Retype every line from the start of the data down to and including the line with "Chart.register(...registerables);". Skip the pictures.

• _COLLECTED MATERIAL_

::::

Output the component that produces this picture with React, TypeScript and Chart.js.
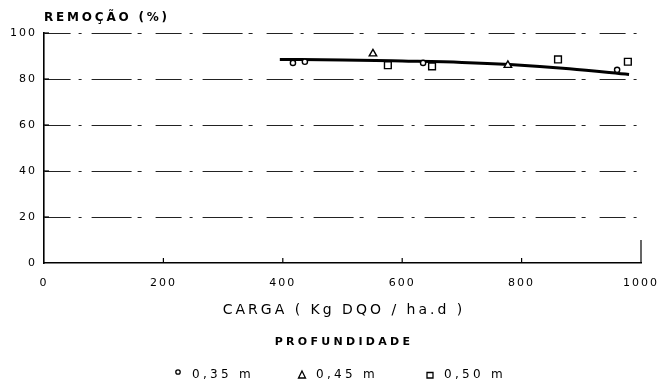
import React, { useEffect, useRef } from 'react';
import { Chart, registerables } from 'chart.js';

Chart.register(...registerables);

// Depth 0,35 m (circles)
const d035X = [417, 437, 635, 960];
const d035Y = [87, 87.5, 87, 84];
// Depth 0,45 m (triangles)
const d045X = [551, 777];
const d045Y = [91, 86];
// Depth 0,50 m (squares)
const d050X = [576, 650, 861, 978];
const d050Y = [86, 85.5, 88.5, 87.5];
// Fitted curve
const fitX = [395, 500, 600, 700, 780, 880, 980];
const fitY = [88.5, 88.3, 87.8, 87.2, 86.3, 84.5, 82];

const xTicks = [0, 200, 400, 600, 800, 1000];
const yTicks = [0, 20, 40, 60, 80, 100];
const legendLabels = ['0,35 m', '0,45 m', '0,50 m'];
const yTitle = 'REMOÇÃO (%)';
const xTitle = 'CARGA ( Kg DQO / ha.d )';
const legendTitle = 'PROFUNDIDADE';

const FONT = '"DejaVu Sans", sans-serif';

const toPts = (xs: number[], ys: number[]) => xs.map((x, i) => ({ x, y: ys[i] }));

const decor = {
  id: 'decor',
  beforeDraw(chart: any) {
    chart.ctx.letterSpacing = '2px';
  },
  afterDraw(chart: any) {
    const { ctx, chartArea, scales } = chart;
    const xs = scales.x;
    const ys = scales.y;
    ctx.save();
    ctx.letterSpacing = '0px';
    ctx.strokeStyle = '#000';
    ctx.lineWidth = 1.2;
    const y0 = ys.getPixelForValue(0);
    xTicks.slice(1, -1).forEach((v) => {
      const x = xs.getPixelForValue(v);
      ctx.beginPath();
      ctx.moveTo(x, y0);
      ctx.lineTo(x, y0 - 5);
      ctx.stroke();
    });
    const xr = xs.getPixelForValue(1000);
    ctx.beginPath();
    ctx.moveTo(xr, y0);
    ctx.lineTo(xr, ys.getPixelForValue(10));
    ctx.stroke();
    yTicks.slice(1).forEach((v) => {
      const y = ys.getPixelForValue(v);
      ctx.beginPath();
      ctx.moveTo(chartArea.left, y);
      ctx.lineTo(chartArea.left + 5, y);
      ctx.stroke();
    });

    ctx.fillStyle = '#000';
    ctx.textBaseline = 'middle';
    ctx.textAlign = 'left';
    ctx.font = `bold 12px ${FONT}`;
    ctx.letterSpacing = '2.8px';
    ctx.fillText(yTitle, chartArea.left, 18);

    const cx = (chartArea.left + chartArea.right) / 2;
    ctx.textAlign = 'center';
    ctx.font = `14px ${FONT}`;
    ctx.letterSpacing = '3px';
    ctx.fillText(xTitle, cx + 1.5, 310);

    ctx.font = `bold 11px ${FONT}`;
    ctx.letterSpacing = '3.3px';
    ctx.fillText(legendTitle, cx + 1.5, 342);

    // legend
    const ly = 375;
    const markerX = [178, 302, 430];
    ctx.lineWidth = 1.3;
    ctx.font = `12px ${FONT}`;
    ctx.letterSpacing = '3.3px';
    ctx.textAlign = 'left';
    markerX.forEach((mx, i) => {
      ctx.beginPath();
      if (i === 0) {
        ctx.arc(mx, ly - 3, 2.2, 0, Math.PI * 2);
      } else if (i === 1) {
        ctx.moveTo(mx, ly - 4);
        ctx.lineTo(mx + 3.5, ly + 3);
        ctx.lineTo(mx - 3.5, ly + 3);
        ctx.closePath();
      } else {
        ctx.rect(mx - 3, ly - 2.5, 6, 5.5);
      }
      ctx.stroke();
      ctx.fillText(legendLabels[i], mx + 14, ly);
    });
    ctx.restore();
  },
};

export default function App() {
  const ref = useRef<HTMLCanvasElement | null>(null);
  useEffect(() => {
    document.body.style.margin = '0';
    const canvas = ref.current;
    if (!canvas) return;
    const pointCommon = {
      type: 'scatter' as const,
      showLine: false,
      borderColor: '#000',
      backgroundColor: '#fff',
      borderWidth: 1.4,
    };
    const chart = new Chart(canvas, {
      type: 'scatter',
      data: {
        datasets: [
          { ...pointCommon, label: legendLabels[0], data: toPts(d035X, d035Y), pointStyle: 'circle', pointRadius: 2.6 },
          { ...pointCommon, label: legendLabels[1], data: toPts(d045X, d045Y), pointStyle: 'triangle', pointRadius: 4.3 },
          { ...pointCommon, label: legendLabels[2], data: toPts(d050X, d050Y), pointStyle: 'rect', pointRadius: 4.8 },
          {
            type: 'line' as const,
            label: 'fit',
            data: toPts(fitX, fitY),
            borderColor: '#000',
            borderWidth: 3,
            pointRadius: 0,
            tension: 0.4,
            cubicInterpolationMode: 'monotone',
            fill: false,
          } as any,
        ],
      },
      options: {
        responsive: false,
        animation: false,
        devicePixelRatio: 1,
        layout: { padding: { left: 0, right: 16, top: 33, bottom: 95 } },
        plugins: { legend: { display: false }, title: { display: false }, tooltip: { enabled: false } },
        scales: {
          x: {
            type: 'linear',
            min: 0,
            max: 1000,
            afterFit: (s: any) => { s.height = 30; s.paddingRight = 0; s.paddingLeft = 0; },
            afterBuildTicks: (s: any) => { s.ticks = xTicks.map((v) => ({ value: v })); },
            ticks: { color: '#000', font: { family: FONT, size: 11 }, padding: 14, maxRotation: 0, callback: (v: any) => String(v) },
            grid: { display: false, drawTicks: false },
            border: { display: true, color: '#000', width: 1.6 },
          },
          y: {
            type: 'linear',
            min: 0,
            max: 100,
            afterFit: (s: any) => { s.width = 44; s.paddingTop = 0; s.paddingBottom = 0; },
            afterBuildTicks: (s: any) => { s.ticks = yTicks.map((v) => ({ value: v })); },
            ticks: { color: '#000', font: { family: FONT, size: 11 }, padding: 7, callback: (v: any) => String(v) },
            grid: {
              drawTicks: false,
              color: (c: any) => (c.tick && c.tick.value === 0 ? 'rgba(0,0,0,0)' : '#222'),
              lineWidth: 1,
            },
            border: { display: true, color: '#000', width: 1.6, dash: [26, 8, 3, 10, 40, 6, 4, 14] },
          },
        },
      },
      plugins: [decor],
    } as any);
    return () => chart.destroy();
  }, []);
  return <canvas ref={ref} width={657} height={388} style={{ display: 'block' }} />;
}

::::

• _COMPLETE ANSWER_
Output the component that produces this picture with React, TypeScript and Chart.js.
import React, { useEffect, useRef } from 'react';
import { Chart, registerables } from 'chart.js';

Chart.register(...registerables);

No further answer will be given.